**Problem details**
Gather the lines that hold the string "picture".

^^^^^^^^

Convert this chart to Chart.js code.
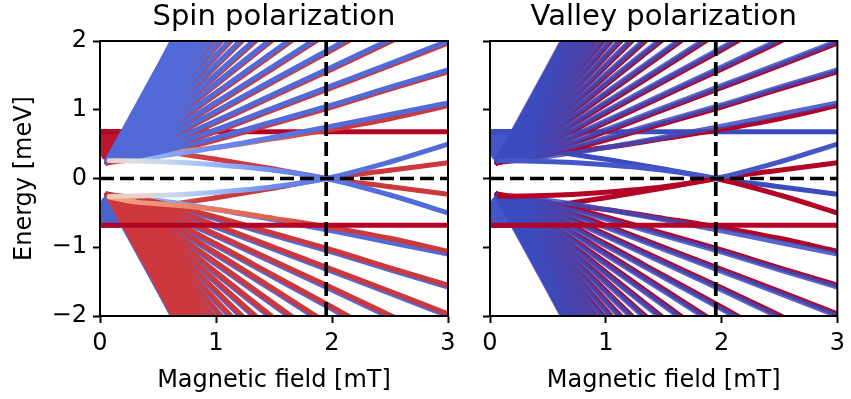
<!DOCTYPE html>
<html><head><meta charset="utf-8">
<script src="https://cdn.jsdelivr.net/npm/chart.js@4.4.1/dist/chart.umd.min.js"></script>
<style>
html,body{margin:0;padding:0;background:#fff;width:851px;height:399px;overflow:hidden}
#wrap{position:relative;width:851px;height:399px}
canvas{position:absolute;top:0}
#cL{left:0}
#cR{left:470px}
</style></head><body>
<div id="wrap"><canvas id="cL" width="470" height="399"></canvas><canvas id="cR" width="381" height="399"></canvas></div>
<script>
// ---------------- DATA ----------------
const panelTitles = ['Spin polarization', 'Valley polarization'];
const xLabel = 'Magnetic field [mT]';
const yLabel = 'Energy [meV]';
const xRange = [0, 3];
const yRange = [-2, 2];

// Landau-fan levels: |E| (meV) sampled at fanB (mT); mirrored branch drawn on a reversed axis
const fanB = [0.06, 0.25, 0.5, 1.0, 1.5, 2.0, 2.5, 3.0];
const fanLevels = [
  [0.26, 0.28, 0.32, 0.45, 0.60, 0.76, 0.93, 1.10],
  [0.26, 0.30, 0.38, 0.59, 0.83, 1.07, 1.33, 1.58],
  [0.26, 0.32, 0.43, 0.71, 1.03, 1.35, 1.67, 2.00],
  [0.26, 0.34, 0.48, 0.84, 1.23, 1.62, 2.02, 2.42],
  [0.26, 0.36, 0.54, 0.98, 1.44, 1.90, 2.37],
  [0.26, 0.38, 0.60, 1.11, 1.64, 2.18],
  [0.26, 0.41, 0.67, 1.25, 1.85, 2.46],
  [0.26, 0.43, 0.73, 1.39, 2.06],
  [0.26, 0.46, 0.80, 1.52, 2.27],
  [0.26, 0.49, 0.86, 1.66, 2.48],
  [0.26, 0.52, 0.93, 1.80, 2.68],
  [0.26, 0.55, 1.00, 1.94, 2.89],
  [0.26, 0.58, 1.07, 2.08],
  [0.26, 0.61, 1.13, 2.22],
  [0.26, 0.64, 1.20, 2.36],
  [0.26, 0.68, 1.27, 2.50],
  [0.26, 0.71, 1.34, 2.63],
  [0.26, 0.74, 1.41, 2.77],
  [0.26, 0.77, 1.48, 2.91],
  [0.26, 0.81, 1.54, 3.05],
  [0.26, 0.84, 1.61, 3.19]
];

// special levels near zero energy
const specB = [0.08, 0.3, 0.6, 1.0, 1.5, 1.95, 2.5, 3.0];
const straightB = [0.3, 0.6, 1.0, 1.5, 1.95, 2.5, 3.0];
const lineA = [0.46, 0.38, 0.28, 0.14, 0.0, -0.12, -0.23];
const lineC = [-0.46, -0.38, -0.28, -0.14, 0.0, 0.12, 0.23];
const lineB = [0.26, 0.255, 0.24, 0.20, 0.12, 0.0, -0.24, -0.50];
const lineD = [-0.26, -0.255, -0.24, -0.20, -0.12, 0.0, 0.24, 0.50];
const n1PartnerUp = [0.27, 0.34, 0.38, 0.45, 0.58, 0.70, 0.87, 1.06];
const n1PartnerDown = [-0.27, -0.34, -0.38, -0.45, -0.58, -0.70, -0.87, -1.06];

// flat levels
const flatB = [0, 3];
const flatUpE = [0.68, 0.68];
const flatDownE = [-0.68, -0.68];

// dense low-field regions (outline)
const blockB = [0, 0.21, 0.06, 0.02, 0];
const blockUpE = [0.72, 0.72, 0.24, 0.29, 0.36];
const blockDownE = [-0.72, -0.72, -0.24, -0.29, -0.36];

// reference lines
const dashVB = [1.95, 1.95];
const dashVE = [-2, 2];
const dashHB = [0, 3];
const dashHE = [0, 0];

// polarization values (-1 .. +1) along lines
const spinPolN1Main = [-0.2, -0.3, -0.5, -0.7, -0.8, -0.85, -0.86, -0.86];
const spinPolN1Partner = [0.45, 0.5, 0.55, 0.65, 0.75, 0.85, 0.86, 0.86];
const spinPolA = [0.7, 0.8, 0.85, 0.86, 0.86, 0.86, 0.86];
const spinPolC = [0.7, 0.8, 0.85, 0.86, 0.86, 0.86, 0.86];
const spinPolB = [0.1, 0.0, -0.15, -0.45, -0.7, -0.8, -0.85, -0.86];
const spinPolD = [0.2, 0.1, -0.1, -0.4, -0.7, -0.8, -0.85, -0.86];
const valleyPolB = [-0.95, -0.95, -0.95, -0.95, -0.95, -0.95, 1, 1];
const valleyPolD = [1, 1, 1, 1, 1, 1, -0.95, -0.95];

// ---------------- STYLE ----------------
const FONT = 'DejaVu Sans';
Chart.defaults.font.family = FONT;
Chart.defaults.color = '#000';
Chart.defaults.animation = false;

const CW = [[59,76,192],[98,130,234],[141,176,254],[184,208,249],[221,221,221],[245,196,173],[244,154,123],[222,96,77],[180,4,38]];
function cw(p, a) {
  if (a === undefined) a = 1;
  let t = (Math.max(-1, Math.min(1, p)) + 1) / 2 * 8;
  const i = Math.min(7, Math.floor(t));
  const f = t - i;
  const c = CW[i].map((v, k) => Math.round(v + (CW[i + 1][k] - v) * f));
  return 'rgba(' + c.join(',') + ',' + a + ')';
}

function ds(xs, ys, yAxisID, pol, o) {
  o = o || {};
  const alpha = o.alpha === undefined ? 1 : o.alpha;
  const d = {
    data: ys.map((y, j) => ({x: xs[j], y: y})),
    yAxisID: yAxisID, showLine: true, pointRadius: 0, pointHoverRadius: 0,
    borderWidth: o.width || 5, borderCapStyle: 'round', borderJoinStyle: 'round',
    fill: false, clip: 0, cubicInterpolationMode: 'monotone', tension: 0
  };
  if (Array.isArray(pol)) {
    d.borderColor = cw(pol[0], alpha);
    d.segment = {
      borderColor: c => {
        const a = pol[c.p0DataIndex], b = pol[c.p1DataIndex];
        if (o.step) return cw(b, alpha);
        const g = c.chart.ctx.createLinearGradient(c.p0.x, c.p0.y, c.p1.x, c.p1.y);
        g.addColorStop(0, cw(a, alpha));
        g.addColorStop(1, cw(b, alpha));
        return g;
      }
    };
  } else {
    d.borderColor = cw(pol, alpha);
  }
  return d;
}
function block(xs, ys, p) {
  return {
    data: ys.map((y, j) => ({x: xs[j], y: y})), yAxisID: 'y',
    showLine: true, pointRadius: 0, borderWidth: 0, borderColor: 'rgba(0,0,0,0)',
    backgroundColor: cw(p), fill: 'shape', tension: 0, clip: 0
  };
}
function dash(xs, ys) {
  return {
    data: ys.map((y, j) => ({x: xs[j], y: y})), yAxisID: 'y',
    showLine: true, pointRadius: 0, borderWidth: 3.7, borderColor: '#000',
    borderDash: [14, 6], borderCapStyle: 'butt', fill: false, tension: 0, clip: 0
  };
}

const styles = [
  { fanMain: -0.86, fanPartner: 0.86, alphaMain: 1, flatUp: 1, flatDown: 1, blockUp: 0.95, blockDown: -0.9,
    n1Main: spinPolN1Main, n1Partner: spinPolN1Partner, A: spinPolA, B: spinPolB, C: spinPolC, D: spinPolD,
    lowerMainsFirst: true, stepBD: false },
  { fanMain: -1, fanPartner: 1, alphaMain: 0.85, flatUp: -1, flatDown: 1, blockUp: -0.95, blockDown: -0.95,
    n1Main: -1, n1Partner: 1, A: -1, B: valleyPolB, C: 1, D: valleyPolD,
    lowerMainsFirst: false, stepBD: true }
];

function buildDatasets(s) {
  const out = [];
  out.push(block(blockB, blockUpE, s.blockUp));
  out.push(block(blockB, blockDownE, s.blockDown));
  out.push(ds(flatB, flatUpE, 'y', s.flatUp));
  // straight levels through the crossing sit beneath the fan
  out.push(ds(straightB, lineA, 'y', s.A));
  out.push(ds(straightB, lineC, 'y', s.C));
  // upper branch: partners then mains
  fanLevels.forEach((lv, i) => { if (i > 0) out.push(ds(fanB, lv, 'yShift', s.fanPartner)); });
  out.push(ds(specB, n1PartnerUp, 'y', s.n1Partner));
  fanLevels.forEach((lv, i) => out.push(ds(fanB, lv, 'y', i === 0 ? s.n1Main : s.fanMain, {alpha: s.alphaMain})));
  // lower branch
  const mains = () => fanLevels.forEach((lv, i) => out.push(ds(fanB, lv, 'yFlip', i === 0 ? s.n1Main : s.fanMain, {alpha: s.alphaMain})));
  const partners = () => {
    fanLevels.forEach((lv, i) => { if (i > 0) out.push(ds(fanB, lv, 'yFlipShift', s.fanPartner)); });
    out.push(ds(specB, n1PartnerDown, 'y', s.n1Partner));
  };
  if (s.lowerMainsFirst) { mains(); partners(); } else { partners(); mains(); }
  // curved levels through the zero-energy crossing
  out.push(ds(specB, lineB, 'y', s.B, {step: s.stepBD}));
  out.push(ds(specB, lineD, 'y', s.D, {step: s.stepBD}));
  out.push(ds(flatB, flatDownE, 'y', s.flatDown));
  out.push(dash(dashHB, dashHE));
  out.push(dash(dashVB, dashVE));
  out.forEach((d, i) => { d.order = -i; });
  return out;
}

const framePlugin = {
  id: 'frame',
  afterDatasetsDraw(chart) {
    const a = chart.chartArea, c = chart.ctx;
    c.save(); c.strokeStyle = '#000'; c.lineWidth = 2;
    c.strokeRect(a.left, a.top, a.right - a.left, a.bottom - a.top);
    c.restore();
  }
};

const fmt = v => v < 0 ? '\u2212' + (-v) : String(v);

function makeChart(id, idx, yWidth, rightPad, showY) {
  const tickFont = {family: FONT, size: 24};
  const labelFont = {family: FONT, size: 24, lineHeight: 1.2};
  const grid = {drawOnChartArea: false, drawTicks: true, tickLength: 7, tickWidth: 2, tickColor: '#000'};
  return new Chart(document.getElementById(id), {
    type: 'scatter',
    data: {datasets: buildDatasets(styles[idx])},
    options: {
      responsive: false, devicePixelRatio: 1, animation: false,
      layout: {padding: {left: 0, right: rightPad, top: 0, bottom: 0}},
      plugins: {
        legend: {display: false}, tooltip: {enabled: false},
        title: {display: true, text: panelTitles[idx], color: '#000', fullSize: false,
          font: {family: FONT, size: 29, weight: 'normal', lineHeight: 1.2}, padding: {top: 0, bottom: 6.2}}
      },
      scales: {
        x: {type: 'linear', position: 'bottom', min: xRange[0], max: xRange[1],
          ticks: {stepSize: 1, font: tickFont, color: '#000', padding: 6, maxRotation: 0, callback: v => fmt(v)},
          grid: grid, border: {display: true, color: '#000', width: 2},
          title: {display: true, text: xLabel, font: labelFont, color: '#000', padding: {top: 0, bottom: 4}},
          afterFit: s => { s.height = 83; }
        },
        y: {type: 'linear', position: 'left', min: yRange[0], max: yRange[1],
          ticks: {stepSize: 1, font: tickFont, color: '#000', padding: 6, callback: v => showY ? fmt(v) : ''},
          grid: grid, border: {display: true, color: '#000', width: 2},
          title: {display: showY, text: yLabel, font: labelFont, color: '#000', padding: {top: 10, bottom: 0}},
          afterFit: s => { s.width = yWidth; }
        },
        yShift: {type: 'linear', display: false, min: -1.97, max: 2.03},
        yFlip: {type: 'linear', display: false, reverse: true, min: -2, max: 2},
        yFlipShift: {type: 'linear', display: false, reverse: true, min: -1.97, max: 2.03}
      }
    },
    plugins: [framePlugin]
  });
}

makeChart('cL', 0, 100, 22, true);
makeChart('cR', 1, 20, 13, false);
</script>
</body></html>
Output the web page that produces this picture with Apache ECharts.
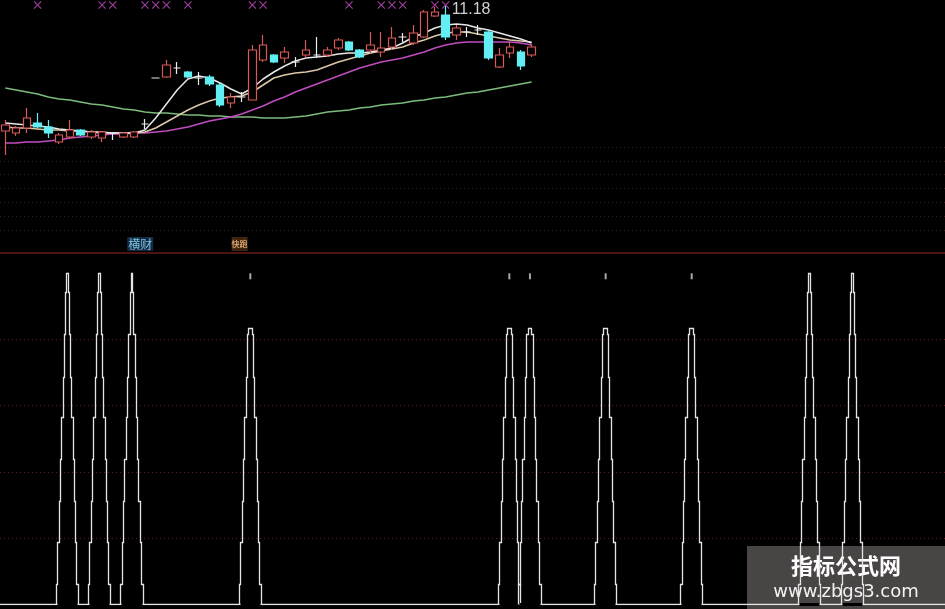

^^^^^^^^

**Solution to this task**
Output the web page that produces this picture with Apache ECharts.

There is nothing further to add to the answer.